Janaína tinha algumas opções: ela poderia acabar com sua própria vida ou poderia acabar com a gravidez e se reconstituir. Ela fez um aborto – mesmo correndo todos os riscos do aborto não legalizado -, terminou a escola, trabalhou, passou a morar com amigos, encontrou um cara legal que gostava dela, passaram a morar juntos, ela estudou muito, fez quatro anos de cursinho e passou em Medicina na USP. Hoje é casada com aquele cara legal e tem uma vida muito boa, obrigado. Nunca mais falou com os pais, mas nunca deixou de atender as meninas de São Miguel Paulista.

Tatiana ficou estirada na calçada por cerca de duas horas sangrando. Um rapaz que saía de um bar, por volta das quatro da manhã a encontrou ali e a levou para o hospital, ela estava quase sem sentidos quando viu o rosto dele e o agradeceu. Ele foi o primeiro homem que havia sido gentil com ela em sua vida. Ela faleceu antes de chegar ao hospital devido a hemorragia, os agressores agrediram muitas outras mulheres como ela ou não. O rapaz que a ajudou, se o céu existe, certamente tem um lugar reservado por lá.
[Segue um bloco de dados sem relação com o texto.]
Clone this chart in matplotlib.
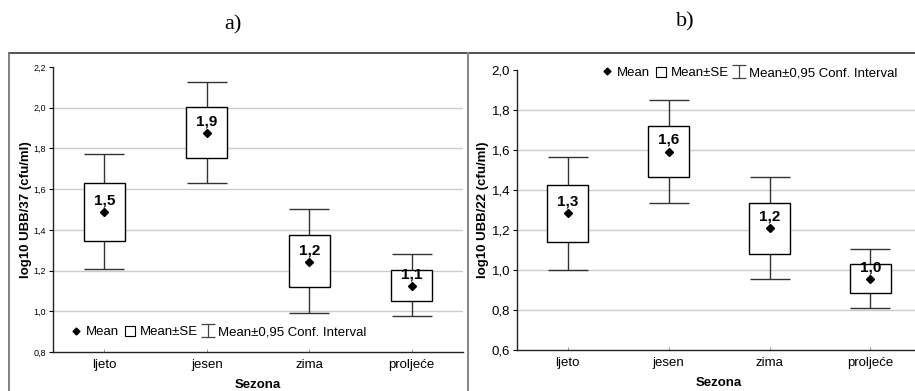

Mariana chegou em casa um dia recebida por uma bofetada na cara, na frente de seu filho. Ela se cansou, empurrou o marido, gritou com ele, arrumou suas coisas e as de seu filho, colocou tudo no carro, alugou um pequeno apartamento perto da universidade e pediu o divórcio. Foi mãe solteira, criou o filho sozinho e nunca se arrependeu de sua decisão.
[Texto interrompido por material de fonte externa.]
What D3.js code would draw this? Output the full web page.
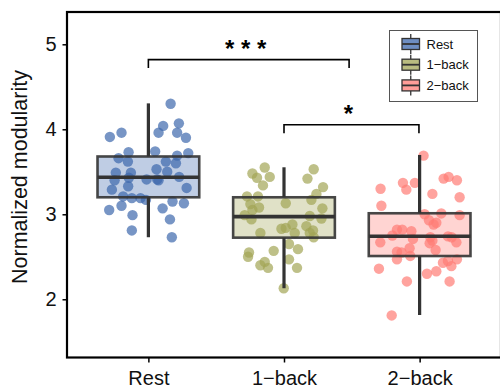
<!DOCTYPE html>
<html><head><meta charset="utf-8">
<script src="https://cdn.jsdelivr.net/npm/d3@7"></script>
<style>
html,body{margin:0;padding:0;background:#fff;}
svg{display:block;font-family:"Liberation Sans",Arial,Helvetica,sans-serif;}
</style></head>
<body>
<svg id="chart" width="500" height="386"></svg>
<script>
const categories = ["Rest", "1−back", "2−back"];
const yTicks = [2, 3, 4, 5];
const yLabel = "Normalized modularity";

// box statistics: [lowWhisker, Q1, median, Q3, highWhisker]
const boxStats = [
  [2.73, 3.20, 3.435, 3.68, 4.305],
  [2.13, 2.725, 2.972, 3.20, 3.553],
  [1.815, 2.509, 2.741, 3.012, 3.698]
];

const restValues = [4.30,4.04,4.07,3.96,3.96,3.90,3.91,3.96,3.73,3.66,3.62,3.74,3.69,3.72,3.62,3.60,3.53,3.50,3.49,3.49,3.43,3.40,3.41,3.41,3.40,3.44,3.33,3.29,3.31,3.21,3.19,3.19,3.17,3.15,3.13,3.10,3.05,3.07,2.99,2.94,2.81,2.73];
const restJitter = [0.164,0.109,0.225,0.075,0.212,0.277,-0.284,-0.198,-0.146,-0.220,-0.151,0.050,0.212,0.294,0.129,0.203,0.060,0.139,-0.240,-0.129,-0.144,-0.249,-0.013,0.065,0.075,0.227,-0.149,-0.269,0.282,-0.186,-0.122,-0.058,-0.018,0.178,0.262,-0.198,-0.289,0.105,-0.117,0.159,-0.122,0.173];

const oneBackValues = [3.55,3.48,3.43,3.44,3.34,3.53,3.42,3.32,3.24,3.17,3.21,3.21,3.12,3.08,3.05,3.13,3.07,2.99,2.94,2.95,2.98,2.88,2.84,2.83,2.86,2.81,2.78,2.78,2.78,2.73,2.65,2.57,2.59,2.55,2.50,2.47,2.44,2.40,2.37,2.37,2.13];
const oneBackJitter = [-0.142,-0.233,-0.199,-0.105,-0.155,0.219,0.173,0.288,0.239,0.202,-0.273,-0.192,-0.248,-0.184,-0.233,0.013,0.283,-0.290,-0.240,0.276,0.190,0.062,0.013,-0.019,0.165,0.214,0.079,-0.174,0.190,0.219,0.037,-0.076,0.103,-0.258,-0.265,0.037,-0.142,-0.174,-0.118,0.096,-0.002];

const twoBackValues = [3.69,3.37,3.37,3.29,3.30,3.42,3.44,3.40,3.24,3.20,3.10,3.00,3.01,2.99,2.93,2.88,2.90,2.82,2.82,2.80,2.75,2.71,2.73,2.69,2.74,2.73,2.67,2.67,2.66,2.58,2.60,2.56,2.55,2.51,2.47,2.47,2.43,2.45,2.39,2.36,2.33,2.30,2.21,2.21,1.81];
const twoBackJitter = [0.029,-0.123,-0.035,-0.098,-0.288,0.177,0.214,0.275,0.094,0.295,-0.282,0.037,0.160,0.295,0.069,0.103,0.123,-0.167,-0.128,-0.061,-0.201,-0.049,0.079,0.094,0.209,0.236,0.271,-0.290,0.074,0.118,-0.074,-0.167,-0.133,-0.069,-0.167,0.275,0.172,0.209,0.234,-0.300,0.123,0.054,-0.094,0.221,-0.206];

const brackets = [
  {from: 0, to: 1.48, y: 4.82, label: "* * *"},
  {from: 1, to: 1.995, y: 4.054, label: "*"}
];

const colors = ["#3d68ad", "#a2a556", "#ff7c75"];

const svg = d3.select("#chart");
const panel = {left: 67, right: 501, top: 12, bottom: 357.5};

const x = d3.scaleLinear().domain([-0.6, 2.6]).range([panel.left, panel.right]);
const y = d3.scaleLinear().domain([1.315, 5.38]).range([panel.bottom, panel.top]);

const groups = [
  {values: restValues, jitter: restJitter},
  {values: oneBackValues, jitter: oneBackJitter},
  {values: twoBackValues, jitter: twoBackJitter}
];

const boxHalf = 0.375;
const lineCol = "#333333";

// points
groups.forEach((g, i) => {
  svg.append("g").selectAll("circle")
    .data(g.values)
    .join("circle")
    .attr("cx", (v, j) => x(i + g.jitter[j]))
    .attr("cy", v => y(v))
    .attr("r", 5.2)
    .attr("fill", colors[i])
    .attr("fill-opacity", 0.7);
});

// boxes
const boxG = svg.append("g");
boxStats.forEach((s, i) => {
  const g = boxG.append("g");
  g.append("line").attr("x1", x(i)).attr("x2", x(i)).attr("y1", y(s[3])).attr("y2", y(s[4]))
    .attr("stroke", lineCol).attr("stroke-width", 3.2);
  g.append("line").attr("x1", x(i)).attr("x2", x(i)).attr("y1", y(s[0])).attr("y2", y(s[1]))
    .attr("stroke", lineCol).attr("stroke-width", 3.2);
  g.append("rect")
    .attr("x", x(i - boxHalf)).attr("width", x(i + boxHalf) - x(i - boxHalf))
    .attr("y", y(s[3])).attr("height", y(s[1]) - y(s[3]))
    .attr("fill", colors[i]).attr("fill-opacity", 0.33)
    .attr("stroke", lineCol).attr("stroke-width", 2.6).attr("stroke-opacity", 0.9);
  g.append("line").attr("x1", x(i - boxHalf)).attr("x2", x(i + boxHalf))
    .attr("y1", y(s[2])).attr("y2", y(s[2]))
    .attr("stroke", lineCol).attr("stroke-width", 3.6);
});

// panel frame
svg.append("rect")
  .attr("x", panel.left).attr("y", panel.top)
  .attr("width", panel.right - panel.left).attr("height", panel.bottom - panel.top)
  .attr("fill", "none").attr("stroke", "#000").attr("stroke-width", 2.2);

// y axis
const yAxis = d3.axisLeft(y).tickValues(yTicks).tickSize(4.5).tickPadding(6).tickFormat(d3.format("d"));
const yg = svg.append("g").attr("transform", `translate(${panel.left},0)`).call(yAxis);
yg.select(".domain").remove();
yg.selectAll(".tick line").attr("stroke", "#000").attr("stroke-width", 1.5);
yg.selectAll(".tick text").attr("font-size", 20).attr("fill", "#111").attr("font-family", "Liberation Sans, Arial, sans-serif");

// x axis
const xAxis = d3.axisBottom(x).tickValues([0, 1, 2]).tickSize(5).tickPadding(8).tickFormat(i => categories[i]);
const xg = svg.append("g").attr("transform", `translate(0,${panel.bottom})`).call(xAxis);
xg.select(".domain").remove();
xg.selectAll(".tick line").attr("stroke", "#000").attr("stroke-width", 1.5);
xg.selectAll(".tick text").attr("font-size", 20).attr("fill", "#111").attr("font-family", "Liberation Sans, Arial, sans-serif");

// y title
svg.append("text")
  .attr("transform", `translate(27,177) rotate(-90)`)
  .attr("text-anchor", "middle")
  .attr("font-size", 21.5)
  .attr("fill", "#111")
  .text(yLabel);

// significance brackets
const br = svg.append("g");
brackets.forEach(b => {
  const tickDrop = 0.1;
  br.append("path")
    .attr("d", `M${x(b.from)},${y(b.y - tickDrop)}V${y(b.y)}H${x(b.to)}V${y(b.y - tickDrop)}`)
    .attr("fill", "none").attr("stroke", "#000").attr("stroke-width", 1.6);
  br.append("text")
    .attr("x", (x(b.from) + x(b.to)) / 2 - 3)
    .attr("y", y(b.y) - 3)
    .attr("text-anchor", "middle")
    .attr("font-size", 24)
    .attr("font-weight", "bold")
    .attr("fill", "#000")
    .text(b.label);
});

// legend
const legend = svg.append("g");
const lg = {x: 389.5, y: 30.5, w: 88, h: 71};
legend.append("rect").attr("x", lg.x).attr("y", lg.y).attr("width", lg.w).attr("height", lg.h)
  .attr("fill", "#fff").attr("stroke", "#555").attr("stroke-width", 1);
categories.forEach((c, i) => {
  const cy = 44 + i * 20.7;
  const kx = 402, kw = 17.5;
  const k = legend.append("g");
  k.append("line").attr("x1", kx + kw / 2).attr("x2", kx + kw / 2).attr("y1", cy - 10).attr("y2", cy + 10)
    .attr("stroke", lineCol).attr("stroke-width", 1.3);
  k.append("rect").attr("x", kx).attr("y", cy - 5.5).attr("width", kw).attr("height", 11)
    .attr("fill", "#fff");
  k.append("rect").attr("x", kx).attr("y", cy - 5.5).attr("width", kw).attr("height", 11)
    .attr("fill", colors[i]).attr("fill-opacity", 0.75)
    .attr("stroke", lineCol).attr("stroke-width", 1.3);
  k.append("line").attr("x1", kx).attr("x2", kx + kw).attr("y1", cy).attr("y2", cy)
    .attr("stroke", lineCol).attr("stroke-width", 1.8);
  k.append("text").attr("x", 426.5).attr("y", cy).attr("dy", "0.35em")
    .attr("font-size", 13).attr("fill", "#111").text(c);
});
</script>
</body></html>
Mulheres estão em todos os lugares, elas não são definidas pelo seu sexo biológico ou pela condição social a qual são colocadas por uma sociedade machista. Elas têm todas as cores, tamanhos, raças e orientações sexuais. Elas todas merecem respeito. Nenhuma mulher é igual a outra, não há uma mulher essencial e universal, mas várias mulheres que lutam por serem reconhecidas e respeitadas como iguais aos homens. A essas mulheres, todo o meu respeito, admiração, dedicação e militância aos seus direitos. O feminismo, o problema de gênero também concerne a mim.